PFW: A Transferring Farewell At Alexander McQueen
Paris is quiet this morning. As the sun emerges from its Sunday sleep-in, the reality sets in that fashion has just experienced a monumental change in Sarah Burton’s departure from Alexander McQueen. With the news breaking only two weeks ago that the creative director would be stepping down after 26 years with the brand, the sadness was documented around the world, but it’s only now that we’re reconciling with the loss. After all, there was certainly no room for grief last night at her final show. Debuting her last collection in Spring/Summer 2024, Burton’s swan song catwalk was an ode to the house’s roots—both its trailblazing founder and its British roots.

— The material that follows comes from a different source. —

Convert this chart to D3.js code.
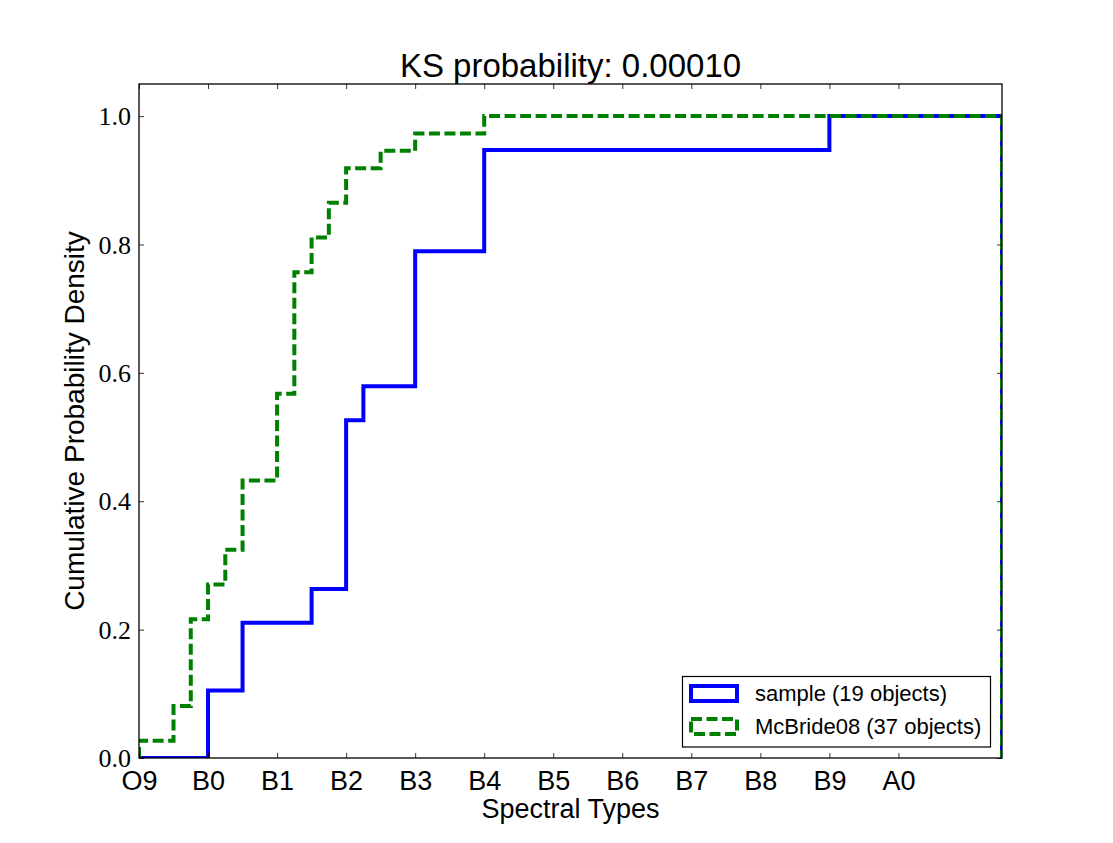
<!DOCTYPE html>
<html>
<head>
<meta charset="utf-8">
<script src="https://cdn.jsdelivr.net/npm/d3@7"></script>
<style>
  html, body { margin: 0; padding: 0; background: #fff; }
  svg { display: block; }
</style>
</head>
<body>
<svg id="chart" width="1113" height="843"></svg>
<script>
// ---- data ----
const spectralLabels = ["O9","B0","B1","B2","B3","B4","B5","B6","B7","B8","B9","A0"];
const yTicks = [0.0, 0.2, 0.4, 0.6, 0.8, 1.0];

// sample: step positions (spectral index, O9 = 0) and cumulative object counts
const sampleTotal = 19;
const sampleSteps = [1, 1.5, 2.5, 3, 3.25, 4, 5, 10];
const sampleCounts = [2, 4, 5, 10, 11, 15, 18, 19];

// McBride08
const mcbTotal = 37;
const mcbSteps = [0, 0.5, 0.75, 1, 1.25, 1.5, 2, 2.25, 2.5, 2.75, 3, 3.5, 4, 5];
const mcbCounts = [1, 3, 8, 10, 12, 16, 21, 28, 30, 32, 34, 35, 36, 37];

const titleText = "KS probability: 0.00010";
const xLabel = "Spectral Types";
const yLabel = "Cumulative Probability Density";
const legendLabels = ["sample (19 objects)", "McBride08 (37 objects)"];

// ---- layout ----
const svg = d3.select("#chart");
const L = 139, R = 1002, T = 84, B = 758;
const xDomain = [0, 12.5];
const x = d3.scaleLinear().domain(xDomain).range([L, R]);
const y = d3.scaleLinear().domain([0, 1.05]).range([B, T]);

const sansFont = "'Liberation Sans', Arial, Helvetica, sans-serif";
const serifFont = "'Liberation Serif', 'Times New Roman', serif";
const lw = 4;

// clip
svg.append("defs").append("clipPath").attr("id", "plotclip")
  .append("rect").attr("x", L).attr("y", T).attr("width", R - L).attr("height", B - T);

function buildPoints(steps, counts, total) {
  const pts = [[xDomain[0], 0]];
  steps.forEach((s, i) => pts.push([s, counts[i] / total]));
  pts.push([xDomain[1], counts[counts.length - 1] / total]);
  pts.push([xDomain[1], 0]);
  return pts;
}

const line = d3.line().x(d => x(d[0])).y(d => y(d[1])).curve(d3.curveStepAfter);

const gData = svg.append("g").attr("clip-path", "url(#plotclip)");
gData.append("path")
  .attr("d", line(buildPoints(sampleSteps, sampleCounts, sampleTotal)))
  .attr("fill", "none").attr("stroke", "#0000ff").attr("stroke-width", lw)
  .attr("stroke-linejoin", "miter");
gData.append("path")
  .attr("d", line(buildPoints(mcbSteps, mcbCounts, mcbTotal)))
  .attr("fill", "none").attr("stroke", "#008000").attr("stroke-width", lw)
  .attr("stroke-dasharray", "11,4.5").attr("stroke-linejoin", "miter");

// ---- axes ----
const tickLen = 5;
const xTickVals = spectralLabels.map((_, i) => i);

const xAxisB = d3.axisBottom(x).tickValues(xTickVals).tickSize(-tickLen).tickFormat((d, i) => spectralLabels[i]).tickPadding(10);
const gxb = svg.append("g").attr("transform", `translate(0,${B})`).call(xAxisB);
gxb.select(".domain").remove();
gxb.selectAll("line").attr("stroke", "#000").attr("stroke-width", 0.8);
gxb.selectAll("text").attr("font-family", sansFont).attr("font-size", 27).attr("fill", "#000")
  .attr("dy", null).attr("y", 32);

const xAxisT = d3.axisTop(x).tickValues(xTickVals).tickSize(-tickLen).tickFormat("");
const gxt = svg.append("g").attr("transform", `translate(0,${T})`).call(xAxisT);
gxt.select(".domain").remove();
gxt.selectAll("line").attr("stroke", "#000").attr("stroke-width", 0.8);

const yAxisL = d3.axisLeft(y).tickValues(yTicks).tickSize(-tickLen).tickFormat(d3.format(".1f")).tickPadding(8);
const gyl = svg.append("g").attr("transform", `translate(${L},0)`).call(yAxisL);
gyl.select(".domain").remove();
gyl.selectAll("line").attr("stroke", "#000").attr("stroke-width", 0.8);
gyl.selectAll("text").attr("font-family", serifFont).attr("font-size", 26).attr("fill", "#000")
  .attr("x", -8).attr("dy", "0.33em");

const yAxisR = d3.axisRight(y).tickValues(yTicks).tickSize(-tickLen).tickFormat("");
const gyr = svg.append("g").attr("transform", `translate(${R},0)`).call(yAxisR);
gyr.select(".domain").remove();
gyr.selectAll("line").attr("stroke", "#000").attr("stroke-width", 0.8);

// frame
svg.append("rect").attr("x", L).attr("y", T).attr("width", R - L).attr("height", B - T)
  .attr("fill", "none").attr("stroke", "#000").attr("stroke-width", 1.3);

// ---- titles ----
svg.append("text").attr("x", (L + R) / 2).attr("y", 77).attr("text-anchor", "middle")
  .attr("font-family", sansFont).attr("font-size", 33).attr("fill", "#000").text(titleText);
svg.append("text").attr("x", (L + R) / 2).attr("y", 818).attr("text-anchor", "middle")
  .attr("font-family", sansFont).attr("font-size", 27).attr("fill", "#000").text(xLabel);
svg.append("text").attr("transform", `translate(84,${(T + B) / 2}) rotate(-90)`).attr("text-anchor", "middle")
  .attr("font-family", sansFont).attr("font-size", 28).attr("fill", "#000").text(yLabel);

// ---- legend ----
const lg = svg.append("g");
lg.append("rect").attr("x", 682.5).attr("y", 676.5).attr("width", 308).attr("height", 70.5)
  .attr("fill", "#fff").attr("stroke", "#000").attr("stroke-width", 1.2);
const legendStyles = [
  { color: "#0000ff", dash: null },
  { color: "#008000", dash: "11,4.5" }
];
legendLabels.forEach((lab, i) => {
  const cy = 693.5 + i * 33;
  lg.append("rect").attr("x", 691).attr("y", cy - 7.5).attr("width", 46).attr("height", 15)
    .attr("fill", "none").attr("stroke", legendStyles[i].color).attr("stroke-width", lw)
    .attr("stroke-dasharray", legendStyles[i].dash);
  lg.append("text").attr("x", 755).attr("y", cy + 7.5)
    .attr("font-family", sansFont).attr("font-size", 22).attr("fill", "#000").text(lab);
});
</script>
</body>
</html>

Since taking over for Lee Alexander McQueen just four months after his tragic passing, Burton has carried out his significant legacy with aplomb. Channelling the same care for design and experimentation as her predecessor while bringing a unique softness to the avant-garde aesthetic. And for this last hurrah, her mission was no different to any other.
“This collection is inspired by female anatomy, Queen Elizabeth I, the blood red rose and Magdalena Abakanowicz, a transgressive and powerful artist who refused ever to compromise her vision,” she wrote in the press statement. “The show is dedicated to Lee Alexander McQueen, whose wish was always to empower women and to the passion, talent and loyalty of my team.”
leather corsetry, both structural and fluid, with peplum silhouettes that hovered over the hips, were quintessential McQueen. As were the slashed details, red blood-like fringing, delicate lace numbers and series of cut-out blazers with conical busts. British roses were printed on chiffon and leather gowns, and rosettes were even knitted into a top for look 22. Draped fringed skirts in gold, red and silver moved beautifully with the body, as did two voluminous ruffled gowns with vulval petals. In all forms, these roses were still as sweet.
An emotional Naomi Campbell, a loyal ambassador and close friend of Lee’s, closed the show in an armour-like bustier dress that assured us all that this was not a time to mourn but to celebrate a profound chapter. We may not know what Burton has in store after the curtains close, but for now, let us revel in her work and be grateful that we were able to know her inspiring vision.